La protagonista evidenzia, nel preludio, di come le rovine raccontano i tempi mentre le macerie ingombrano e racchiudano un momento sterile dello scorcio storico.
Così Cassandra oggi è ancora lì, nella sua dimensione, e ci racconta la sua storia, gravida delle narrazioni dell’intera umanità, che stanno dentro il suo ventre. Nel ricordo di quella Micene prigioniera di Agamennone, Cassandra assume le vesti di Betta Pozzi che, a piedi nudi sul palco, dà bella e significativa prova della naturale dimensione della natura umana che procede piena di paure e disperazioni. La scena caratterizzata dalle plurime cornici dalle diverse dimensioni mette in luce una dialettica tra plurali momenti, dove, di fronte al ciarpame, la profetessa che ha li la sua casa tra rifiuti e macerie cerca di aiutare il discernimento degli uomini.
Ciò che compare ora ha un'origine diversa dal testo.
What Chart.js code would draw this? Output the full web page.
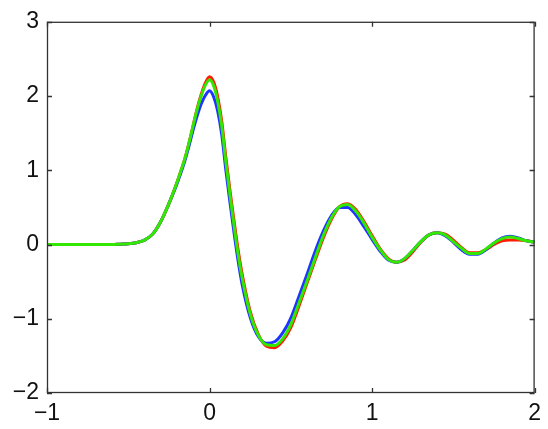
<!DOCTYPE html>
<html>
<head>
<meta charset="utf-8">
<script src="https://cdn.jsdelivr.net/npm/chart.js@4"></script>
<style>
  html, body { margin: 0; padding: 0; background: #fff; }
  canvas { display: block; }
</style>
</head>
<body>
<canvas id="wave" width="548" height="429"></canvas>
<script>
// sample positions shared by all three traces (denser around the main peak)
const xs = [
  -1.00, -0.95, -0.90, -0.85, -0.80, -0.75, -0.70, -0.65, -0.60, -0.55,
  -0.50, -0.45, -0.40, -0.35, -0.30, -0.25, -0.20, -0.15, -0.125, -0.10,
  -0.075, -0.05, -0.025, 0.00, 0.025, 0.05, 0.075, 0.10, 0.125, 0.15,
   0.175, 0.20, 0.25, 0.30, 0.35, 0.40, 0.45, 0.50, 0.55, 0.60,
   0.65, 0.70, 0.75, 0.80, 0.85, 0.90, 0.95, 1.00, 1.05, 1.10,
   1.15, 1.20, 1.25, 1.30, 1.35, 1.40, 1.45, 1.50, 1.55, 1.60,
   1.65, 1.70, 1.75, 1.80, 1.85, 1.90, 1.95, 2.00
];

const redVals = [
  0, 0, 0, 0, 0, 0, 0, 0, 0, 0.005,
  0.01, 0.025, 0.06, 0.14, 0.31, 0.55, 0.84, 1.17, 1.38, 1.61,
  1.84, 2.03, 2.18, 2.26, 2.19, 1.99, 1.66, 1.18, 0.74, 0.33,
  -0.06, -0.39, -0.90, -1.21, -1.37, -1.39, -1.30, -1.12, -0.83, -0.52,
  -0.21, 0.09, 0.34, 0.51, 0.55, 0.47, 0.31, 0.12, -0.06, -0.19,
  -0.24, -0.21, -0.10, 0.03, 0.13, 0.16, 0.14, 0.06, -0.04, -0.11,
  -0.11, -0.07, 0.00, 0.05, 0.06, 0.06, 0.05, 0.03
];

const blueVals = [
  0, 0, 0, 0, 0, 0, 0, 0, 0, 0.005,
  0.01, 0.025, 0.06, 0.14, 0.31, 0.55, 0.82, 1.14, 1.34, 1.55,
  1.74, 1.90, 2.01, 2.07, 1.99, 1.80, 1.48, 1.01, 0.58, 0.17,
  -0.21, -0.53, -0.98, -1.24, -1.33, -1.31, -1.19, -0.99, -0.70, -0.40,
  -0.09, 0.18, 0.39, 0.50, 0.50, 0.40, 0.24, 0.07, -0.09, -0.21,
  -0.24, -0.19, -0.08, 0.04, 0.13, 0.16, 0.12, 0.03, -0.07, -0.13,
  -0.13, -0.07, 0.02, 0.09, 0.11, 0.09, 0.05, 0.03
];

const greenVals = [
  0, 0, 0, 0, 0, 0, 0, 0, 0, 0.005,
  0.01, 0.025, 0.06, 0.14, 0.31, 0.55, 0.84, 1.17, 1.38, 1.61,
  1.83, 2.01, 2.15, 2.22, 2.14, 1.93, 1.60, 1.12, 0.68, 0.27,
  -0.12, -0.44, -0.93, -1.22, -1.35, -1.36, -1.27, -1.08, -0.79, -0.49,
  -0.18, 0.12, 0.36, 0.51, 0.54, 0.45, 0.29, 0.10, -0.07, -0.20,
  -0.24, -0.19, -0.08, 0.04, 0.13, 0.16, 0.13, 0.04, -0.05, -0.12,
  -0.12, -0.06, 0.02, 0.08, 0.10, 0.08, 0.05, 0.03
];

const xTicks = [-1, 0, 1, 2];
const yTicks = [-2, -1, 0, 1, 2, 3];

const pts = vals => xs.map((x, i) => ({ x: x, y: vals[i] }));
const fmt = v => (v < 0 ? '\u2212' + Math.abs(v) : String(v));

// box around the plot with short inward ticks on every side
const frame = {
  id: 'frame',
  afterDatasetsDraw(chart) {
    const { ctx, chartArea: a, scales } = chart;
    const len = 5;
    ctx.save();
    ctx.strokeStyle = '#333';
    ctx.lineWidth = 1.3;
    ctx.beginPath();
    xTicks.forEach(v => {
      const px = Math.round(scales.x.getPixelForValue(v)) + 0.5;
      ctx.moveTo(px, a.bottom); ctx.lineTo(px, a.bottom - len);
      ctx.moveTo(px, a.top); ctx.lineTo(px, a.top + len);
    });
    yTicks.forEach(v => {
      const py = Math.round(scales.y.getPixelForValue(v)) + 0.5;
      ctx.moveTo(a.left, py); ctx.lineTo(a.left + len, py);
      ctx.moveTo(a.right, py); ctx.lineTo(a.right - len, py);
    });
    ctx.stroke();
    ctx.strokeRect(a.left + 0.5, a.top + 0.5, a.right - a.left - 1, a.bottom - a.top - 1);
    ctx.restore();
  }
};

const line = (color, vals, order) => ({
  data: pts(vals),
  borderColor: color,
  borderWidth: 3,
  pointRadius: 0,
  fill: false,
  cubicInterpolationMode: 'monotone',
  order: order
});

const tickFont = { family: 'Liberation Sans, Arial, sans-serif', size: 23 };

new Chart(document.getElementById('wave').getContext('2d'), {
  type: 'line',
  data: {
    datasets: [
      line('#ff1a00', redVals, 3),
      line('#1f35ff', blueVals, 2),
      line('#33e800', greenVals, 1)
    ]
  },
  options: {
    responsive: false,
    animation: false,
    devicePixelRatio: 1,
    layout: { padding: { top: 15, right: 7, left: 0, bottom: 0 } },
    plugins: { legend: { display: false }, tooltip: { enabled: false } },
    scales: {
      x: {
        type: 'linear',
        min: -1,
        max: 2,
        afterFit: s => { s.height = 36; },
        afterBuildTicks: s => { s.ticks = xTicks.map(v => ({ value: v })); },
        grid: { display: false, drawTicks: false },
        border: { display: false },
        ticks: { padding: 7, color: '#111', font: tickFont, callback: fmt }
      },
      y: {
        type: 'linear',
        min: -2,
        max: 3,
        afterFit: s => { s.width = 47; },
        afterBuildTicks: s => { s.ticks = yTicks.map(v => ({ value: v })); },
        grid: { display: false, drawTicks: false },
        border: { display: false },
        ticks: { padding: 8, color: '#111', font: tickFont, callback: fmt }
      }
    }
  },
  plugins: [frame]
});
</script>
</body>
</html>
Certo nessuno crederà a Cassandra, ma da lei verranno le terribili verità che aiuteranno ad acquisire nuove consapevolezze. Così il tempo, nel suo istante presente, racchiude tutto il passato che merita attenzioni e coraggio, affinché tutti gli uomini nel loro incedere sulla terra possano lasciare tracce positive senza scontri disperati.

Ma, malgrado Cassandra, l’uomo rimane avviluppato alla sua inconsapevole tracotanza, privo di speranza, poggiato sul nulla.
Ecco che la Pozzi esalta, qui, nella sua interpretazione, un’opera circolare che dal classico tempo permanente di omeriche origini giunge a una contemporaneità ricca di terribili presagi… e nonostante il suo abbaiare non riesce a rendersi utile per farsi seguire e capire.

In questo nulla Cassandra ci conduce verso la comprensione del tempo perenne di quell’immane crimine che elimina le differenze tra gli uomini, in cui l’indifferenziato clima omogeneizzante è e rappresenta il crimine supremo: ovvero quell’omologazione che fa perdere umanità alle differenze.

Il lunghissimo applauso finale riconosce merito alla protagonista e agli autori, che messi assieme in una sintesi narrativa, dimostrano come i classici siano sempre utili agli uomini anche nella loro teatrale rappresentazione, che rimane sempre educativa.